Under the plans, future governments will be held legally responsible for fighting fuel poverty by making the coldest, leakiest homes in England more energy efficient.

The term "fuel poverty" describes households on low incomes with high energy costs, often caused by poorly insulated homes. The government has an energy rating system for properties with the top-rated being most energy efficient and consequently having much lower fuel bills.

In future there will be a legal obligation for as many fuel-poor homes as "reasonably" practicable to be raised to Energy Performance Band C rating by 2030. Currently only one in 20 of England's 2.3 million fuel-poor homes reach the Band C standard, the government said.
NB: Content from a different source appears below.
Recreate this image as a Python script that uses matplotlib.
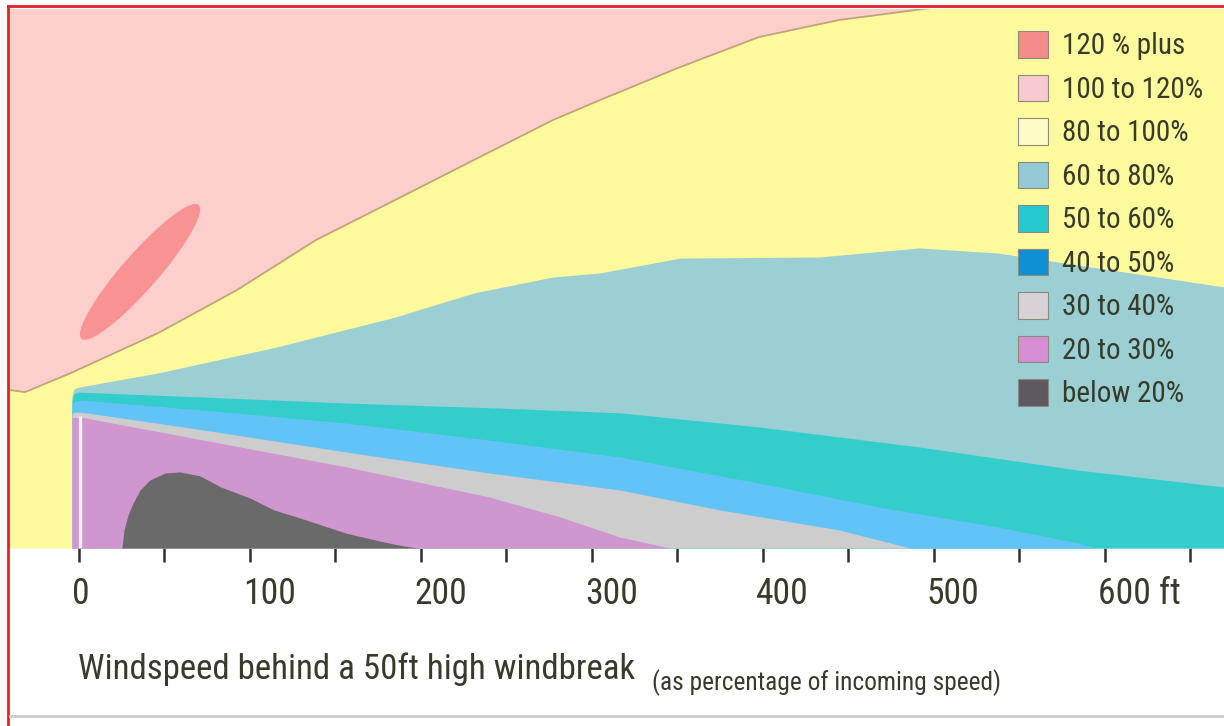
import numpy as np
import matplotlib
matplotlib.use("Agg")
import matplotlib.pyplot as plt
from matplotlib.patches import Patch
from matplotlib.lines import Line2D
from matplotlib import font_manager as fm
from matplotlib.textpath import TextPath
from matplotlib.font_manager import FontProperties
import matplotlib.transforms as mtransforms

# ---------------- data (distance behind windbreak in ft, height in ft) ----------------
b100_x = [-40.4, -31.6, -4.7, 46.2, 92.4, 138.6, 184.8, 231.0, 277.2, 304.7, 351.5, 397.7, 444.4, 498.2, 530, 670]
b100_h = [59.4, 58.6, 65.8, 80.8, 97.0, 115.8, 130.8, 145.9, 160.9, 168.4, 180.8, 192.1, 198.5, 203.0, 206, 210]

b80_x = [-4.1, -3.0, 0, 46.2, 115.8, 184.8, 231.0, 277.2, 304.7, 351.5, 432.7, 491.2, 537.4, 670]
b80_h = [57.0, 59.8, 60.5, 65.8, 75.6, 86.8, 95.9, 101.9, 103.4, 109.0, 109.4, 112.8, 110.9, 98.1]

b60_x = [-4.1, -3.0, 0, 70.8, 156.1, 246.2, 316.4, 397.7, 491.2, 584.2, 670]
b60_h = [55.5, 58.0, 58.6, 56.8, 54.5, 52.6, 50.8, 45.5, 38.0, 29.3, 22.9]

b50_x = [-4.1, -3.0, 1.2, 72.5, 156.1, 239.8, 316.4, 397.7, 467.8, 537.4, 584.2, 594.2, 670]
b50_h = [53.5, 55.0, 55.6, 51.9, 47.0, 40.6, 34.2, 24.4, 15.4, 7.9, 1.9, 0, 0]

b40_x = [-4.1, -3.0, 1.2, 72.5, 156.1, 239.8, 316.4, 374.9, 444.4, 486.0, 670]
b40_h = [50.5, 51.0, 51.1, 44.4, 36.1, 28.2, 21.8, 14.3, 6.8, 0, 0]

b30_x = [-4.1, 1.2, 72.5, 156.1, 239.8, 281.3, 316.4, 345.6, 670]
b30_h = [49.0, 49.2, 40.6, 30.5, 19.2, 11.7, 4.1, 0, 0]

b20_x = [25.1, 26.3, 28.7, 31.6, 35.7, 41.5, 50.3, 59.1, 70.8, 83.0, 100.0, 114.0, 129.2, 156.1, 176.0, 187.1, 197.7]
b20_h = [0, 6.8, 12.4, 16.9, 21.8, 25.6, 28.2, 28.6, 27.1, 22.9, 18.8, 14.3, 11.3, 5.6, 2.6, 1.1, 0]

windbreak_x = 0.8
windbreak_height = 49.5

hot_center = (35.7, 103.8)      # "120 % plus" pocket
hot_angle_deg = 48.8
hot_semi_major_ft = 52.0
hot_semi_minor_ft = 10.5

x_major = [0, 100, 200, 300, 400, 500, 600]
x_major_labels = ["0", "100", "200", "300", "400", "500", "600 ft"]
x_minor = [50, 150, 250, 350, 450, 550, 650]

legend_labels = ["120 % plus", "100 to 120%", "80 to 100%", "60 to 80%", "50 to 60%",
                 "40 to 50%", "30 to 40%", "20 to 30%", "below 20%"]
legend_colors = ["#f58c8c", "#f9c9d0", "#fdfcc6", "#94c9d6", "#26c9d0",
                 "#0e8fd6", "#d8d2d6", "#d68fd6", "#5e5860"]

title_main = "Windspeed behind a 50ft high windbreak"
title_sub = "(as percentage of incoming speed)"

# ---------------- styling ----------------
C_PINK = "#fccfcc"
C_YELLOW = "#fdfa9d"
C_TEAL = "#9ccfd3"
C_TURQ = "#33cdcb"
C_BLUE = "#62c3f6"
C_GREY = "#cdcdcd"
C_PURPLE = "#cf96cf"
C_DARK = "#6a6a6a"
C_HOT = "#f99393"
TXT = "#363b2a"


def pick_font():
    names = {f.name: [] for f in fm.fontManager.ttflist}
    for f in fm.fontManager.ttflist:
        names[f.name].append(f)
    for cand in ["Liberation Sans Narrow", "DejaVu Sans Condensed", "Roboto Condensed",
                 "Open Sans Condensed", "Noto Sans Condensed"]:
        if cand in names:
            return cand, "normal"
    for fam in ["DejaVu Sans", "Noto Sans", "Open Sans", "Roboto"]:
        for f in names.get(fam, []):
            if str(f.stretch) in ("condensed", "semi-condensed", "extra-condensed"):
                return fam, f.stretch
    for fam in ["Roboto", "Lato", "DejaVu Sans"]:
        if fam in names:
            return fam, "normal"
    return "DejaVu Sans", "normal"


FAM, STRETCH = pick_font()
FONT = [FAM, "DejaVu Sans"]


def fit_size(text, target_px, dpi=100):
    """font size (pt) whose rendered width is target_px"""
    fp = FontProperties(family=FONT, stretch=STRETCH, size=10)
    w = TextPath((0, 0), text, prop=fp).get_extents().width  # in points at size 10
    return 10 * (target_px * 72 / dpi) / w


W, H, DPI = 1224, 726, 100
fig = plt.figure(figsize=(W / DPI, H / DPI), dpi=DPI)
fig.patch.set_facecolor("white")

ax_l, ax_r, ax_t, ax_b = 10, 1224, 9, 548
ax = fig.add_axes([ax_l / W, (H - ax_b) / H, (ax_r - ax_l) / W, (ax_b - ax_t) / H])
px_per_ft_x = 1.71
px_per_ft_y = 2.66
x0_px = 79
ax.set_xlim((ax_l - x0_px) / px_per_ft_x, (ax_r - x0_px) / px_per_ft_x)
ax.set_ylim(0, (ax_b - ax_t) / px_per_ft_y)
ax.set_facecolor(C_PINK)
for s in ax.spines.values():
    s.set_visible(False)

ax.fill_between(b100_x, 0, b100_h, color=C_YELLOW, lw=0, zorder=1)
ax.plot(b100_x, b100_h, color="#c2a575", lw=1.3, zorder=1.5)
ax.fill_between(b80_x, 0, b80_h, color=C_TEAL, lw=0, zorder=2)
ax.fill_between(b60_x, 0, b60_h, color=C_TURQ, lw=0, zorder=3)
ax.fill_between(b50_x, 0, b50_h, color=C_BLUE, lw=0, zorder=4)
ax.fill_between(b40_x, 0, b40_h, color=C_GREY, lw=0, zorder=5)
ax.fill_between(b30_x, 0, b30_h, color=C_PURPLE, lw=0, zorder=6)
ax.fill_between(b20_x, 0, b20_h, color=C_DARK, lw=0, zorder=7)
ax.plot([windbreak_x, windbreak_x], [0, windbreak_height], color="#f3eef5", lw=2.4,
        solid_capstyle="butt", zorder=8)

# hot pocket ellipse (screen-equivalent shape mapped to data units)
t = np.linspace(0, 2 * np.pi, 200)
ang = np.deg2rad(hot_angle_deg)
ux, uy = np.cos(ang), np.sin(ang)
vx, vy = -np.sin(ang), np.cos(ang)
a = hot_semi_major_ft * px_per_ft_x
b = hot_semi_minor_ft * px_per_ft_x
ex_px = a * np.cos(t) * ux + b * np.sin(t) * vx
ey_px = a * np.cos(t) * uy + b * np.sin(t) * vy
ax.fill(hot_center[0] + ex_px / px_per_ft_x, hot_center[1] + ey_px / px_per_ft_y,
        color=C_HOT, lw=0, zorder=2)

# ticks
tick_size = min(fit_size("100", 48), 27)
ax.set_yticks([])
ax.set_xticks(x_major)
ax.set_xticklabels(x_major_labels)
ax.set_xticks(x_minor, minor=True)
ax.tick_params(axis="x", which="both", direction="out", length=10, width=1.8,
               color="#2e2e2e", pad=10)
ax.tick_params(axis="x", which="major", labelsize=tick_size, labelcolor=TXT)
offset = mtransforms.ScaledTranslation(-7 / DPI, 0, fig.dpi_scale_trans)
for lbl in ax.get_xticklabels():
    lbl.set_horizontalalignment("left")
    lbl.set_family(FONT)
    lbl.set_fontstretch(STRETCH)
    lbl.set_transform(lbl.get_transform() + offset)

# legend
leg_size = fit_size("100 to 120%", 138)
fs_px = leg_size * DPI / 72
handles = [Patch(facecolor=c, edgecolor="#8a8a78", linewidth=0.8) for c in legend_colors]
leg = ax.legend(handles, legend_labels, loc="upper left",
                bbox_to_anchor=((1018 - ax_l) / (ax_r - ax_l), 1 - (31 - ax_t) / (ax_b - ax_t)),
                frameon=False,
                prop=FontProperties(family=FONT, stretch=STRETCH, size=leg_size),
                handlelength=30 / fs_px, handleheight=30 / fs_px, handletextpad=14 / fs_px,
                labelspacing=14.2 / fs_px, borderaxespad=0, borderpad=0)
for txt in leg.get_texts():
    txt.set_color(TXT)

# titles
fig.text(78 / W, (H - 679) / H, title_main, family=FONT, stretch=STRETCH,
         size=fit_size(title_main, 556), color=TXT, va="baseline")
fig.text(652 / W, (H - 690) / H, title_sub, family=FONT, stretch=STRETCH,
         size=fit_size(title_sub, 346), color=TXT, va="baseline")

# frame decorations
fig.add_artist(Line2D([8 / W, 8 / W], [0, 1 - 6 / H], transform=fig.transFigure,
                      color="#e0202a", lw=2))
fig.add_artist(Line2D([8 / W, 1], [1 - 6 / H, 1 - 6 / H], transform=fig.transFigure,
                      color="#e0202a", lw=2))
fig.add_artist(Line2D([10 / W, 1], [(H - 716) / H, (H - 716) / H], transform=fig.transFigure,
                      color="#cfcfcf", lw=2.2))

fig.savefig("out.png", dpi=DPI)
Energy and Climate Change Secretary Ed Davey said: "These proposals mark a radical shift away from old policies of tinkering at the edges without tackling the root causes of fuel poverty – homes that need too much energy and leak too much heat to be able to keep warm."
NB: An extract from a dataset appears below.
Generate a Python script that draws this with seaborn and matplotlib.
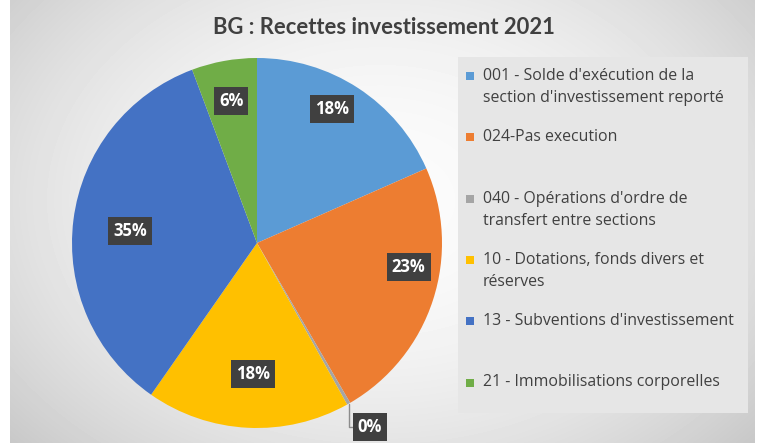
import numpy as np
import matplotlib.pyplot as plt
import seaborn as sns
from matplotlib.patches import Rectangle

# données (parts)
categories = ["001 - Solde d'exécution de la\nsection d'investissement reporté",
              "024-Pas execution",
              "040 - Opérations d'ordre de\ntransfert entre sections",
              "10 - Dotations, fonds divers et\nréserves",
              "13 - Subventions d'investissement",
              "21 - Immobilisations corporelles"]
shares = [18.4, 23.2, 0.3, 17.8, 34.6, 5.7]
colors = ["#5B9BD5", "#ED7D31", "#A5A5A5", "#FFC000", "#4472C4", "#70AD47"]
title = "BG : Recettes investissement 2021"

sns.set_theme(style="white")
plt.rcParams['font.family'] = ['Open Sans', 'DejaVu Sans']

W, H = 759, 443
fig = plt.figure(figsize=(W / 100, H / 100), dpi=100)
fig.patch.set_facecolor('white')

# fond gris dégradé
bg = fig.add_axes([10 / W, 0, 745 / W, 1], zorder=-10)
yy, xx = np.mgrid[0:H, 0:745]
d = ((xx - 370) / 520) ** 2 + ((yy - 200) / 380) ** 2
bg.imshow(0.985 - 0.22 * d, cmap='gray', vmin=0, vmax=1, aspect='auto')
bg.axis('off')

# camembert
cx, cy, r = 257, 243, 185
ax = fig.add_axes([(cx - r) / W, 1 - (cy + r) / H, 2 * r / W, 2 * r / H])
wedges, _ = ax.pie(shares, colors=colors, startangle=90, counterclock=False,
                   radius=1, wedgeprops=dict(linewidth=0))
ax.set_xlim(-1, 1)
ax.set_ylim(-1, 1)
ax.axis('off')

total = sum(shares)
label_dist = [0.83, 0.83, None, 0.71, 0.69, 0.78]
label_nudge = [4, 9, 0, 1, 2, 0]
box = dict(boxstyle="square,pad=0.3", fc="#404040", ec="none")
for i, w in enumerate(wedges):
    pct = f"{round(shares[i] / total * 100)}%"
    mid = np.deg2rad((w.theta1 + w.theta2) / 2 + label_nudge[i])
    if label_dist[i] is None:
        ax.annotate(pct, xy=(np.cos(mid), np.sin(mid)), xytext=(0.61, -0.995),
                    ha='center', va='center', color='white', fontsize=12,
                    fontweight='bold', bbox=box,
                    arrowprops=dict(arrowstyle='-', color='#8c8c8c', lw=1,
                                    connectionstyle="angle,angleA=0,angleB=90,rad=0",
                                    shrinkA=0, shrinkB=0))
    else:
        ax.text(label_dist[i] * np.cos(mid), label_dist[i] * np.sin(mid), pct,
                ha='center', va='center', color='white', fontsize=12,
                fontweight='bold', bbox=box)

fig.text(384 / W, 1 - 28 / H, title, ha='center', va='center', fontsize=15.8,
         fontweight='bold', color='#404040', family=['Lato', 'DejaVu Sans'])

# légende
fig.add_artist(Rectangle((458 / W, 1 - 413 / H), 290 / W, 356 / H,
                         transform=fig.transFigure, fc='#e6e6e6', ec='none',
                         zorder=1))
for i, lab in enumerate(categories):
    y0 = 76 + i * 61.3
    fig.add_artist(Rectangle((466 / W, 1 - (y0 + 4) / H), 8 / W, 8 / H,
                             transform=fig.transFigure, fc=colors[i], ec='none',
                             zorder=2))
    for j, line in enumerate(lab.split("\n")):
        fig.text(483 / W, 1 - (y0 + j * 22.5) / H, line, ha='left', va='center',
                 fontsize=11.4, color='#404040', zorder=3)

fig.savefig("out.png", dpi=100, facecolor=fig.get_facecolor())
He promised the Government would target the worst properties first, where people in the most extreme cases pay £1,500 more than they need to for their home energy.

The plans are estimated to save the poorest households £1bn a year on their fuel bills. But fuel poverty campaigners united in criticising the delays in helping those in fuel poverty.

Jenny Saunders, of the charity National Energy Action (NEA) said: "There is a significant risk that more than a million fuel-poor households will continue to live in hard-to-heat homes by 2025 and the £1bn savings on bills will not be achieved."

Caroline Abrahams, charity director at Age UK, was more forthright, branding the strategy "unambitious" and the targets "inadequate".

Ed Matthew, of the Energy Bill Revolution said: "The strategy is so full of holes they will never plug the UK's fuel-poor homes."

Jenny Holland, of the Association for the Conservation of Energy said the plans ignore the most vulnerable people. "By setting a target only for the 2.3 million deemed to be in fuel poverty, the Government is ignoring 2 million households who are far too poor to afford a Green Deal loan to upgrade their home."

The Government's proposals are up for consultation until 7 October. Ms Saunders said: "We will ensure the voices of the fuel-poor are heard through the consultation period."